Near-Optimal Second-Order Guarantees for Model-Based Adversarial Imitation Learning
Shangzhe Li, Dongruo Zhou, Weitong Zhang
TL;DR
This work addresses online adversarial imitation learning (AIL) with reward-free interaction by introducing MB-AIL, a model-based algorithm that separately learns a reward function adversarially and a transition model for optimistic planning. It establishes horizon-free, second-order regret bounds that depend on instance-specific variance through VaR and the Eluder dimension, and derives information-theoretic lower bounds showing near-minimax optimality for online interaction with limited expert data. A comprehensive hard-instance construction clarifies the roles of reward estimation and model estimation in the fundamental limits. The authors also provide a practical implementation with ensemble world models and neural networks, demonstrating improved sample efficiency on GridWorld and MuJoCo benchmarks compared to strong baselines. Overall, MB-AIL advances theoretical understanding of online interaction in imitation learning and offers a scalable, effective approach for reward-free, model-based AIL in complex environments.
Abstract
We study online adversarial imitation learning (AIL), where an agent learns from offline expert demonstrations and interacts with the environment online without access to rewards. Despite strong empirical results, the benefits of online interaction and the impact of stochasticity remain poorly understood. We address these gaps by introducing a model-based AIL algorithm (MB-AIL) and establish its horizon-free, second-order sample-complexity guarantees under general function approximations for both expert data and reward-free interactions. These second-order bounds provide an instance-dependent result that can scale with the variance of returns under the relevant policies and therefore tighten as the system approaches determinism.

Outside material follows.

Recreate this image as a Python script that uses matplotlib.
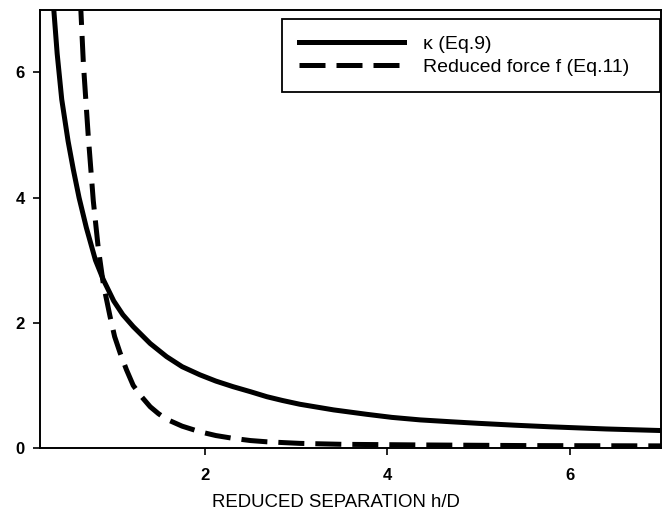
import matplotlib
matplotlib.use('Agg')
import matplotlib.pyplot as plt

# Values
kappa_x = [0.33, 0.38, 0.43, 0.50, 0.557, 0.62, 0.70, 0.80, 0.886, 1.0, 1.1, 1.214,
           1.4, 1.58, 1.75, 1.945, 2.12, 2.31, 2.5, 2.68, 2.85, 3.04, 3.41, 3.77,
           4.05, 4.36, 4.7, 5.0, 5.4, 5.78, 6.4, 7.0]
kappa_y = [7.25, 6.3, 5.57, 4.9, 4.45, 4.0, 3.52, 3.0, 2.69, 2.35, 2.13, 1.94,
           1.67, 1.46, 1.30, 1.17, 1.07, 0.98, 0.90, 0.82, 0.76, 0.70, 0.61, 0.54,
           0.49, 0.45, 0.42, 0.395, 0.365, 0.34, 0.305, 0.28]

force_x = [0.625, 0.667, 0.72, 0.776, 0.83, 0.886, 0.96, 1.01, 1.07, 1.14, 1.214, 1.3,
           1.4, 1.49, 1.58, 1.75, 1.945, 2.12, 2.31, 2.5, 2.68, 3.04, 3.5, 4.36, 5.5, 7.0]
force_y = [7.45, 6.15, 5.0, 3.95, 3.2, 2.62, 2.10, 1.78, 1.52, 1.25, 1.0, 0.83,
           0.66, 0.55, 0.46, 0.35, 0.26, 0.20, 0.155, 0.12, 0.10, 0.075, 0.06, 0.05, 0.04, 0.035]

x_ticks = [2, 4, 6]
y_ticks = [0, 2, 4, 6]

plt.rcParams['font.family'] = ['Liberation Sans', 'DejaVu Sans']

fig = plt.figure(figsize=(6.64, 5.18), dpi=100)
ax = fig.add_axes([0.060, 0.135, 0.9355, 0.846])

ax.plot(kappa_x, kappa_y, color='black', lw=3.6, label='\u03ba (Eq.9)')
ax.plot(force_x, force_y, color='black', lw=3.6, dashes=(5.2, 2.2),
        label='Reduced force f (Eq.11)')

ax.set_xlim(0.19, 7.0)
ax.set_ylim(0, 7.0)
ax.set_xticks(x_ticks)
ax.set_yticks(y_ticks)
ax.tick_params(direction='out', length=5, width=1.2, labelsize=12)
ax.tick_params(axis='x', pad=9)
ax.tick_params(axis='y', pad=6)
for lab in ax.get_xticklabels() + ax.get_yticklabels():
    lab.set_fontweight('bold')
for sp in ax.spines.values():
    sp.set_linewidth(1.4)

ax.set_xlabel('REDUCED SEPARATION h/D', fontsize=13.4)
ax.xaxis.set_label_coords(0.477, -0.105)

# Legend box stretched over the upper right part of the plot
leg = ax.legend(loc='upper left', mode='expand',
                bbox_to_anchor=(282 / 664, 1 - 19 / 518, 378 / 664, 0),
                bbox_transform=fig.transFigure, fontsize=14, handlelength=5.4,
                handletextpad=1.0, borderpad=0.85, labelspacing=0.25,
                fancybox=False, edgecolor='black', framealpha=1,
                borderaxespad=0)
leg.get_frame().set_linewidth(1.3)

fig.savefig('out.png', dpi=100)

Together with second-order, information-theoretic lower bounds on a newly constructed hard-instance family, we show that MB-AIL attains minimax-optimal sample complexity for online interaction (up to logarithmic factors) with limited expert demonstrations and matches the lower bound for expert demonstrations in terms of the dependence on horizon $H$, precision $ε$ and the policy variance $σ^2$. Experiments further validate our theoretical findings and demonstrate that a practical implementation of MB-AIL matches or surpasses the sample efficiency of existing methods.